DULUTH, Minn.- Burned wreckage and memories are all that’s left of the building that housed WWJC radio in Gary New Duluth, after an early Sunday fire took out the nearly 60-year-old station’s transmitters, taking it off the air.
“We were the first Christian station in the Twin Ports,” said the Station’s Former General Manager, Ted Elm. “Sad to say that there was a lot of history that went up in smoke.”
Duluth Fire crews responded to a fire at the WWJC radio building around 3 a.m. Sunday morning, after someone driving by the station on McCuen Road in Gary New Duluth reported the flames.
“I got a call from 9-1-1 and St. Louis County about 3:30 in the morning telling me the station was on fire,” Elm said, “which was something I had never expected to hear.”
Crews found heavy smoke and a fire in the equipment building attached to the main station. The main fire was put out in 10 minutes, but crews were on scene for three hours battling hotspots.
The stations three transmitters in the equipment building were destroyed.
“We had a very loyal audience, so I would think they’re gonna be disappointed with the fact the station is off the air,” said Elm.
Elm was the General Manager of WWJC until 2014, before it was bought by VCY America and changed to WQRM 850 AM, broadcasting satellite content only.
“Well it’s a lifetime. My parents helped build the facility back in 1963,” he said. “I became an employee in 1970 when I was 20. And the next thing you know I was 64 and it was 2014 and I was out the door.”

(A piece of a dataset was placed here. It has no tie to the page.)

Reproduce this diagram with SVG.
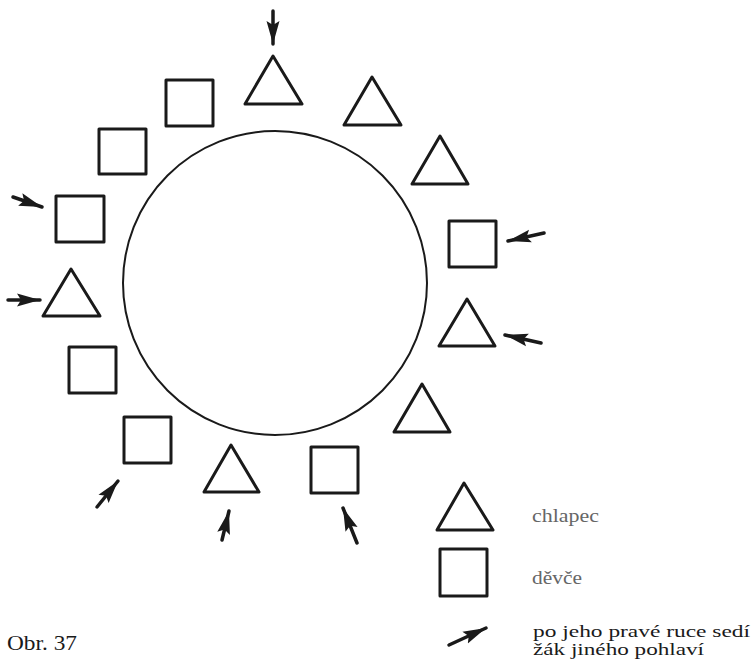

In its hey-day, Elm said the signal from the Christian station’s 11 towers went east and west — down the St. Louis River, and out onto Lake Superior. “If you wanted Christian Radio it just wasn’t available until we came on the air in 1963.”
“Everything from entertainment to politics to just the guy on the street, religion, book authors,” said Elm. “Everybody who had a story I’d put on.”
The cause of the fire is still unknown and is being investigated by the Duluth Fire Marshal’s office.
Damage in equipment alone is estimated at more than $500,000, with structure damage estimated around $75,000. But after speaking with VCY engineers, Elm said they plan to rebuild.
“It’s a mission with them, it was a mission with us,” he said. “So the mission continues, it’s just another chapter in the book.”